Cino Ricci si racconta

Rimini

Pescatore, costruttore, marinaio, velista, comandante, manager, giornalista, cacciatore... La vita di Cino Ricci è un lungo elenco di attività e di iniziative vissute con passione e coraggio. Nei giorni scorsi è uscito il libro sulla vita dello skipper romagnolo (“Odiavo i velisti”, edizioni Longanesi, scritto con Fabio Pozzo, giornalista de “La Stampa”). Un libro “covato” per cinque anni, incentrato su un campione di romagnolità: Cino è nato a Rimini da genitori forlivesi, i suoi primi approcci col mare li ha avuti a Cervia, è stato presidente del Circolo di Cesenatico e vive da parecchi anni a Ravenna.

La mamma gli raccontò che a portarlo al mondo non fu una cicogna e non nacque nemmeno sotto i cavoli. «Un pesce enorme, come una balena, contornato da mille pesciolini argentei, che è arrivato sulla spiaggia della Barafonda, a San Giuliano, e lì ti ha lasciato».

Il libro va a colmare un grosso vuoto. Difficile trovare un personaggio del suo calibro di cui non si sia occupata una biografia. Nato il 4 settembre del 1934, è cresciuto coi pescatori di Cervia, poco alla volta si è avvicinato alla vela. E’ lo skipper venuto dal basso, quello che negli anni Sessanta va in Bretagna (Glenans) per imparare la navigazione d’altura lasciando in Italia una vela con la puzza sotto il naso concentrata sulle regate tra le boe davanti ai circoli. E proprio in Francia Cino riesce a farsi strada partendo dai ruoli più umili a bordo per approdare a quello di skipper, un vero comandante capace di formare le squadre e di motivare gli uomini. Un caso unico, un italiano che finisce, tra Marsiglia, la Bretagna e Cowes, per essere al comando di inglesi e francesi (di solito poco teneri col Belpaese). Fa da apripista alla grande vela per gli armatori italiani. Gli affidano barca e comando. Al resto pensa lui.

Sono proprio i meriti conquistati sul campo che ne fanno lo skipper ideale di quanti sognano un’Italia per la prima volta lanciata nella sfida alla Coppa America.
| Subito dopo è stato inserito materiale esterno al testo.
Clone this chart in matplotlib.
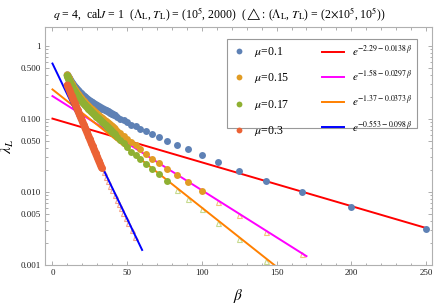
import matplotlib
matplotlib.use('Agg')
import matplotlib.pyplot as plt
from matplotlib.lines import Line2D
from matplotlib.patches import Rectangle
import numpy as np

plt.rcParams['font.family'] = ['Liberation Serif', 'DejaVu Serif']
plt.rcParams['mathtext.fontset'] = 'stix'

# mu = 0.1 (Lambda_L, T_L) = (1e5, 2000)
beta_mu01 = [10, 11, 12, 13, 14, 15, 16, 17, 18, 19, 20, 21, 22, 23, 24, 25, 26.3, 27.8,
             29.4, 31.3, 33.3, 35.7, 37, 38.5, 40, 41.7, 43.5, 45.5, 47.6, 50, 52.6, 55.6,
             58.8, 62.5, 66.7, 71.4, 76.9, 83.3, 90.9, 100, 111.1, 125, 142.9, 166.7, 200, 250]
lam_mu01 = [0.40, 0.37, 0.34, 0.315, 0.295, 0.277, 0.262, 0.248, 0.236, 0.225, 0.215, 0.206,
            0.198, 0.190, 0.183, 0.177, 0.170, 0.162, 0.155, 0.147, 0.139, 0.131, 0.127, 0.122,
            0.117, 0.112, 0.107, 0.101, 0.096, 0.090, 0.084, 0.079, 0.074, 0.068, 0.062, 0.057,
            0.050, 0.0445, 0.0384, 0.0318, 0.0255, 0.0194, 0.0141, 0.0099, 0.0062, 0.0031]

# mu = 0.15
beta_mu015 = [10, 11, 12, 13, 14, 15, 16, 17, 18, 19, 20, 21, 22, 23, 24, 25, 26.3, 27.8,
              29.4, 31.3, 33.3, 35.7, 37, 38.5, 40, 41.7, 43.5, 45.5, 47.6, 50, 52.6, 55.6,
              58.8, 62.5, 66.7, 71.4, 76.9, 83.3, 90.9, 100]
lam_mu015 = [0.40, 0.36, 0.325, 0.297, 0.273, 0.253, 0.236, 0.221, 0.207, 0.195, 0.184, 0.174,
             0.165, 0.157, 0.150, 0.143, 0.135, 0.127, 0.119, 0.110, 0.102, 0.093, 0.089, 0.084,
             0.079, 0.074, 0.069, 0.064, 0.059, 0.054, 0.049, 0.044, 0.0385, 0.0335, 0.0286,
             0.0247, 0.0208, 0.0172, 0.0137, 0.0103]

# mu = 0.17
beta_mu017 = [10, 11, 12, 13, 14, 15, 16, 17, 18, 19, 20, 21, 22, 23, 24, 25, 26.3, 27.8,
              29.4, 31.3, 33.3, 35.7, 37, 38.5, 40, 41.7, 43.5, 45.5, 47.6, 50, 52.6, 55.6,
              58.8, 62.5, 66.7, 71.4, 76.9]
lam_mu017 = [0.39, 0.345, 0.31, 0.28, 0.257, 0.237, 0.22, 0.205, 0.192, 0.181, 0.171, 0.162,
             0.154, 0.146, 0.139, 0.132, 0.124, 0.116, 0.108, 0.100, 0.091, 0.082, 0.077, 0.072,
             0.067, 0.062, 0.057, 0.052, 0.0465, 0.041, 0.0357, 0.0321, 0.028, 0.0244, 0.0208,
             0.0175, 0.0141]

# mu = 0.3
beta_mu03 = [10, 11, 12, 13, 14, 15, 16, 17, 18, 19, 20, 21, 22, 23, 24, 25, 26, 27, 28, 29,
             30, 31, 32, 33]
lam_mu03 = [0.290, 0.259, 0.231, 0.206, 0.184, 0.164, 0.147, 0.131, 0.117, 0.104, 0.0934,
            0.0834, 0.0745, 0.0665, 0.0594, 0.0530, 0.0473, 0.0423, 0.0377, 0.0337, 0.0301,
            0.0268, 0.0240, 0.0214]

# where the points of each series overlap into a solid band
band_end = [42, 42, 42, 33]

# triangles: (Lambda_L, T_L) = (2e5, 1e5)
tri_beta_mu015 = [111.1, 125, 142.9, 166.7]
tri_lam_mu015 = [0.0074, 0.0048, 0.0028, 0.0014]
tri_beta_mu017 = [83.3, 90.9, 100, 111.1, 125, 142.9]
tri_lam_mu017 = [0.0107, 0.0080, 0.0058, 0.0038, 0.0023, 0.00114]
tri_beta_mu03 = [34.3, 35.7, 37.1, 38.6, 40.0, 41.6, 43.2, 44.6, 45.9, 47.5, 49.0, 50.5, 52.9, 55.0]
tri_lam_mu03 = [0.0185, 0.0162, 0.0142, 0.0122, 0.0106, 0.0091, 0.0078, 0.0068, 0.0060,
                0.0051, 0.0044, 0.0038, 0.0030, 0.00245]

# fits exp(a + b*beta)
fit_a = [-2.29, -1.58, -1.37, -0.553]
fit_b = [-0.0138, -0.0297, -0.0373, -0.098]
fit_end = [250, 170, 150, 60]
fit_colors = ['#FF0000', '#FF00FF', '#FF8000', '#0000FF']
fit_labels = [r'$e^{-2.29-0.0138\,\beta}$', r'$e^{-1.58-0.0297\,\beta}$',
              r'$e^{-1.37-0.0373\,\beta}$', r'$e^{-0.553-0.098\,\beta}$']

dot_colors = ['#5E81B5', '#E19C24', '#8FB032', '#EB6235']
tri_colors = ['#F3C57A', '#C6DA8E', '#F4A48A']
mu_labels = [r'$\mu$=0.1', r'$\mu$=0.15', r'$\mu$=0.17', r'$\mu$=0.3']

fig, ax = plt.subplots(figsize=(4.36, 3.08), dpi=100)
fig.subplots_adjust(left=0.1032, right=0.9908, top=0.9123, bottom=0.1396)

for tb, tl, c in zip([tri_beta_mu015, tri_beta_mu017, tri_beta_mu03],
                     [tri_lam_mu015, tri_lam_mu017, tri_lam_mu03], tri_colors):
    ax.plot(tb, tl, '^', ms=3.6, mfc='none', mec=c, mew=0.8, ls='none', zorder=1)

for a, b, e, c in zip(fit_a, fit_b, fit_end, fit_colors):
    x = np.linspace(0, e, 300)
    ax.plot(x, np.exp(a + b * x), color=c, lw=1.4, zorder=2)

for bx, ly, c, be in zip([beta_mu01, beta_mu015, beta_mu017, beta_mu03],
                         [lam_mu01, lam_mu015, lam_mu017, lam_mu03], dot_colors, band_end):
    n = sum(1 for v in bx if v <= be)
    ax.plot(bx[:n], ly[:n], color=c, lw=5.4, solid_capstyle='round', zorder=3)
    ax.plot(bx, ly, 'o', color=c, ms=5.0, mew=0, ls='none', zorder=3)

ax.set_yscale('log')
ax.set_xlim(-5, 254)
ax.set_ylim(0.001, 1.82)

yt = [0.001, 0.005, 0.01, 0.05, 0.1, 0.5, 1]
ax.set_yticks(yt)
ax.set_yticklabels(['0.001', '0.005', '0.010', '0.050', '0.100', '0.500', '1'])
ax.set_yticks([k * 10.0 ** p for p in (-3, -2, -1) for k in range(2, 10) if k != 5], minor=True)
ax.set_xticks([0, 50, 100, 150, 200, 250])
ax.set_xticks([v for v in range(10, 250, 10) if v % 50], minor=True)

ax.tick_params(which='both', direction='in', top=True, right=True, color='#A0A0A0',
               labelcolor='#202020', labelsize=6.5, width=0.6, pad=3)
ax.tick_params(which='major', length=3.2)
ax.tick_params(which='minor', length=1.8)
for s in ax.spines.values():
    s.set_color('#B0B0B0')
    s.set_linewidth(0.8)

ax.set_xlabel(r'$\beta$', fontsize=11, labelpad=7)
ax.set_ylabel(r'$\lambda_L$', fontsize=11, labelpad=3)

fig.text(0.503, 0.953,
         r'$q$ = 4,  cal$J$ = 1  ($\Lambda_{\rm L}$, $T_{\rm L}$) = (10$^5$, 2000)  '
         r'($\triangle$: ($\Lambda_{\rm L}$, $T_{\rm L}$) = (2$\times$10$^5$, 10$^5$))',
         ha='center', va='center', fontsize=8.5)

# legend: two columns in a shared frame
ax.add_patch(Rectangle((0.470, 0.574), 0.491, 0.376, transform=ax.transAxes,
                       fill=True, fc='white', ec='#999999', lw=0.8, zorder=4))
dot_handles = [Line2D([], [], marker='o', color=c, ms=4.2, mew=0, ls='none') for c in dot_colors]
leg1 = ax.legend(dot_handles, mu_labels, loc='upper left', bbox_to_anchor=(0.486, 0.925),
                 frameon=False, fontsize=8.5, handlelength=1.0, handletextpad=0.8,
                 labelspacing=1.05, borderpad=0, borderaxespad=0)
leg1.set_zorder(5)
ax.add_artist(leg1)
line_handles = [Line2D([], [], color=c, lw=1.4) for c in fit_colors]
leg2 = ax.legend(line_handles, fit_labels, loc='upper left', bbox_to_anchor=(0.715, 0.930),
                 frameon=False, fontsize=8, handlelength=2.0, handletextpad=0.7,
                 labelspacing=0.95, borderpad=0, borderaxespad=0)
leg2.set_zorder(5)

fig.savefig('out.png', dpi=100)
Così, nel 1981, sollecitato dal progettista Andrea Vallicelli, Cino va a trovare Gianni Agnelli e il più potente industriale italiano gli dà carta bianca per la prima sfida tutta italiana alla famosa brocca d’argento. Con una raccomandazione. «Ricci, non andiamo a fare la figura dei cioccolatai». E’ così che nasce l’avventura di Azzurra, per alcuni un punto di svolta per lo sviluppo della nautica popolare in Italia. Cino d’altra parte ha dato il suo contributo all’affermazione di alcuni cantieri nautici romagnoli che a cavallo fra anni Settanta e Ottanta fanno della Romagna il più importante polo nautico della vela in Italia.

Quando rompe col consorzio di Azzurra, Cino non sta con le mani in mano. Si inventa commentatore televisivo e la sua popolarità cresce ancora (Teo Teocoli infila la cerata gialla e ne fa una imitazione fra le più richieste). Lo skipper romagnolo viene chiamato come consulente per la realizzazione dei porti turistici, dà vita al Giro d’Italia a vela, dove passa il fior fiore dei velisti.

Il dietro le quinte della Coppa America occupa gran parte del libro. Ma qua e là affiorano le perle: i ricordi dell’infanzia, l’amicizia con Uccio Ventimiglia e le battute di caccia sul Pollino, le grandi regate d’altura (dal trionfo alla Middle Sea Race col Comet 910 al Fastnet del ‘79 dove 15 persone morirono sorprese da una fortissima tempesta mentre lui fu uno dei pochi a portare all’arrivo barca ed equipaggio). Del resto di roba da raccontare nella vita di Cino ce n’è talmente tanta che potrebbe scrivere un altro libro.